The Alfasud Sprint coupé survived under the new name Alfa Romeo Sprint until 1989, keeping the same original 1976 Giugiaro bodywork with minor changes. Total Sprint production: 121,434 units.

But the damage to Alfa Romeo’s reputation was already done. Between 1980 and 1986, the marque accumulated massive operating losses, largely due to the structural overhead of keeping Pomigliano d’Arco operational, the warranty exposure on thousands of corrosion-damaged cars, and the migration of buyers towards the VW Golf, Renault 5, Peugeot 205 and Fiat Uno, which offered comparable performance with much greater reliability.

In 1986, the IRI sold Alfa Romeo to Fiat for a reduced sum. Fiat absorbed the marque, closed model lines, reorganised production, kept Pomigliano d’Arco operational (it still operates today under Stellantis), and, most importantly, decided that the next Alfa Romeo would move radically away from the Alfasud’s compact concept and return to the historical premium-sporting positioning of the brand with the Alfa Romeo 164 (1987) and the 155 (1992). Alfa Romeo’s mass-market adventure ended with the Alfasud.

What I take from the Alfasud on the workshop floor

There’s a workshop-floor lesson the Alfasud illustrates better than almost any other car in European motoring history: engineering quality does not save a car built under impossible conditions. The Alfasud had Rudolf Hruska behind it. It had Domenico Chirico. It had Giorgetto Giugiaro at ItalDesign. It had the water-cooled boxer engine, the properly engineered front-wheel drive, the inboard brakes, the rear Watt’s linkage. It had absolutely everything a European compact of 1972 could dream of having.

And nonetheless, the car fell apart in months because of:

  1. A political decision (factory in southern Italy required by the IRI).
  2. A geographical decision (Pomigliano 15 km from the Bay of Naples, salt-laden air).
  3. An industrial decision (cheap recycled steel, irregular welds, synthetic foam that retained moisture).
  4. A socio-labour decision (15,000 untrained workers + recurring union strikes).

None of these four causes has anything to do with the car’s engineering. All of them have to do with decisions taken in the political office and the accounting office. The technical office did its job in perfect conditions. The rest of the organisation destroyed it.

This is the lesson any engineer on the workshop floor learns early: a well-designed component in a badly-organised system always fails. The system matters more than the individual component. And systems are designed in the political offices, not in the workshops.

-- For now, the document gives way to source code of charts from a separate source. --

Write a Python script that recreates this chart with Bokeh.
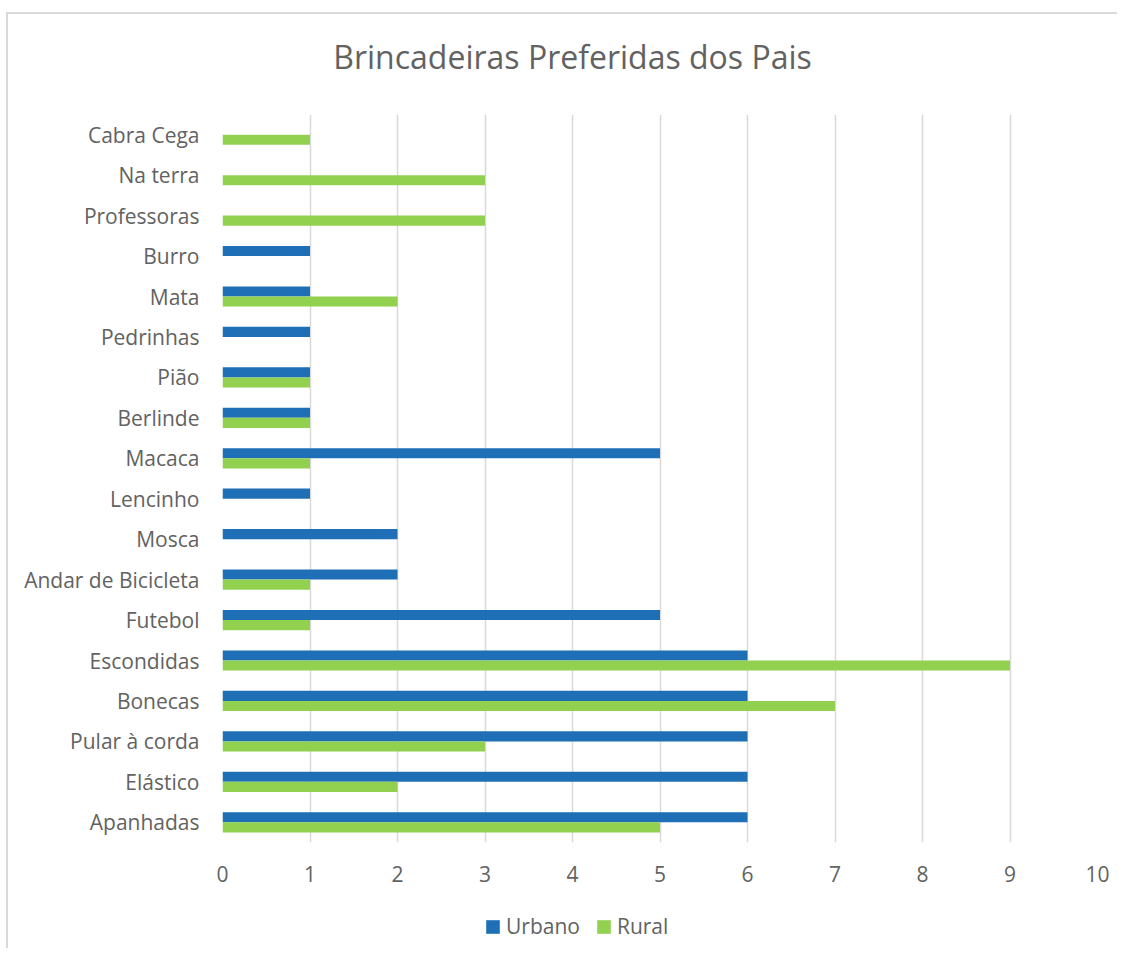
from bokeh.plotting import figure
from bokeh.layouts import column
from bokeh.models import FactorRange, Range1d, Legend, LegendItem, ColumnDataSource, FixedTicker, Label
from bokeh.transform import dodge
from bokeh.embed import file_html
from bokeh.resources import INLINE

categories = ["Apanhadas", "Elástico", "Pular à corda", "Bonecas", "Escondidas", "Futebol",
              "Andar de Bicicleta", "Mosca", "Lencinho", "Macaca", "Berlinde", "Pião",
              "Pedrinhas", "Mata", "Burro", "Professoras", "Na terra", "Cabra Cega"]
urbano = [6, 6, 6, 6, 6, 5, 2, 2, 1, 5, 1, 1, 1, 1, 1, 0, 0, 0]
rural = [5, 2, 3, 7, 9, 1, 1, 0, 0, 1, 1, 1, 0, 2, 0, 3, 3, 1]
x_ticks = list(range(0, 11))
series_names = ["Urbano", "Rural"]
title_text = "Brincadeiras Preferidas dos Pais"

BLUE = "#1F6FB6"
GREEN = "#92D050"
TEXT = "#626262"
GRID = "#D9D9D9"
FONT = "Open Sans"
BORDER = "2px solid #D9D9D9"

# ---- title strip (frame aligned with the chart frame) ----
t = figure(width=1111, height=80, output_backend="svg", toolbar_location=None,
           x_range=Range1d(0, 10), y_range=Range1d(0, 80),
           min_border_left=214, min_border_right=22, min_border_top=0, min_border_bottom=0)
t.axis.visible = False
t.grid.visible = False
t.outline_line_color = None
t.border_fill_color = "white"
t.styles = {"margin-top": "12px", "margin-left": "6px",
            "border-top": BORDER, "border-left": BORDER}
t.add_layout(Label(x=4, y=38, text=title_text, text_align="center",
                   text_baseline="alphabetic", text_font=FONT, text_font_size="32px",
                   text_color=TEXT))

# ---- main chart ----
src = ColumnDataSource(dict(cat=categories, urbano=urbano, rural=rural))

p = figure(width=1111, height=808, output_backend="svg", toolbar_location=None,
           y_range=FactorRange(factors=categories, range_padding=0),
           x_range=Range1d(0, 10),
           min_border_left=214, min_border_right=22, min_border_top=22, min_border_bottom=58)
p.outline_line_color = None
p.background_fill_color = "white"
p.border_fill_color = "white"
p.styles = {"margin-left": "6px", "border-left": BORDER}

r_u = p.hbar(y=dodge("cat", 0.125, range=p.y_range), left=0, right="urbano", height=0.25,
             source=src, fill_color=BLUE, line_color=None)
r_r = p.hbar(y=dodge("cat", -0.125, range=p.y_range), left=0, right="rural", height=0.25,
             source=src, fill_color=GREEN, line_color=None)

p.xaxis.ticker = FixedTicker(ticks=x_ticks)
p.xgrid.ticker = FixedTicker(ticks=x_ticks)
p.xgrid.grid_line_color = GRID
p.xgrid.grid_line_width = 1.5
p.ygrid.grid_line_color = None

for ax in (p.xaxis[0], p.yaxis[0]):
    ax.axis_line_color = None
    ax.major_tick_line_color = None
    ax.minor_tick_line_color = None
    ax.major_tick_out = 0
    ax.major_tick_in = 0
    ax.major_label_text_font = FONT
    ax.major_label_text_font_size = "21px"
    ax.major_label_text_color = TEXT
p.yaxis.major_label_standoff = 23
p.xaxis.major_label_standoff = 23

# ---- legend strip below the chart ----
q = figure(width=1111, height=48, output_backend="svg", toolbar_location=None,
           x_range=Range1d(0, 1), y_range=Range1d(0, 1),
           min_border_left=214, min_border_right=22, min_border_top=0, min_border_bottom=0)
q.axis.visible = False
q.grid.visible = False
q.outline_line_color = None
q.border_fill_color = "white"
q.styles = {"margin-left": "6px", "border-left": BORDER}
# zero-size swatch renderers that only carry the legend colours
l_u = q.hbar(y=[0], left=[0], right=[0], height=0, fill_color=BLUE, line_color=None)
l_r = q.hbar(y=[0], left=[0], right=[0], height=0, fill_color=GREEN, line_color=None)

legend = Legend(items=[LegendItem(label=series_names[0], renderers=[l_u]),
                       LegendItem(label=series_names[1], renderers=[l_r])],
                location=(262, 8), orientation="horizontal",
                glyph_width=17, glyph_height=17, label_standoff=5, spacing=15,
                padding=0, margin=0, border_line_color=None, background_fill_alpha=0,
                label_text_font=FONT, label_text_font_size="21px", label_text_color=TEXT)
q.add_layout(legend)

layout = column(t, p, q, spacing=0)
open("out.html", "w").write(file_html(layout, INLINE))
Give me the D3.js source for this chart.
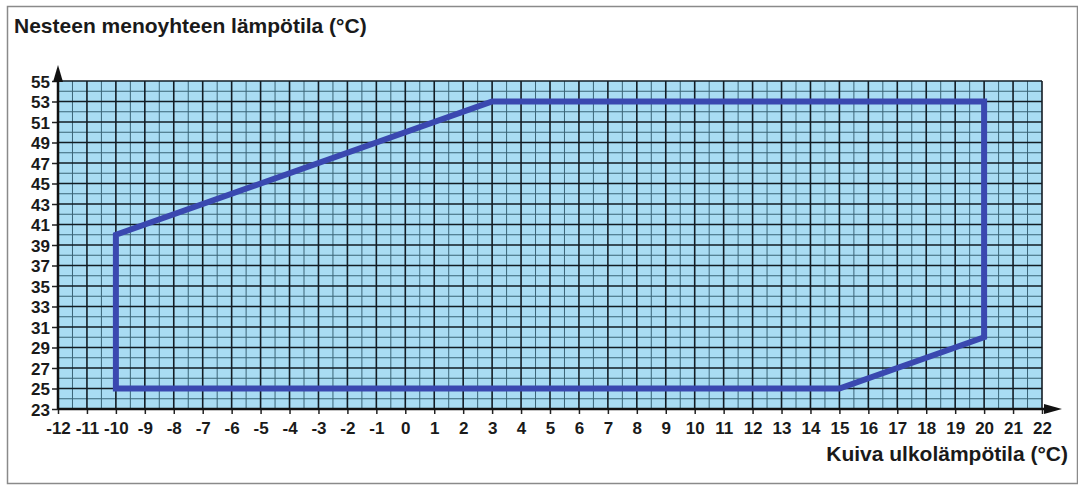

When you see a properly restored Alfasud at a European classic-car meeting today (which is difficult because few survive in decent condition — most rusted to the chassis through the 1980s and 90s), remember that you are looking at one of the few twentieth-century cars in which the technical design and the industrial execution lived on opposite planets. The technical design was world-elite. The industrial execution was a global catastrophe. And that internal contradiction was, for fifteen years, the daily reality of European drivers who bought a 1970s Alfa Romeo expecting a car as elegant as their Giulia and found instead a small saloon rotting through its wheel arches in six months.

The Alfasud isn’t just a car. It is one of the best European industrial case studies for understanding why political projects end up damaging the brands they are meant to save.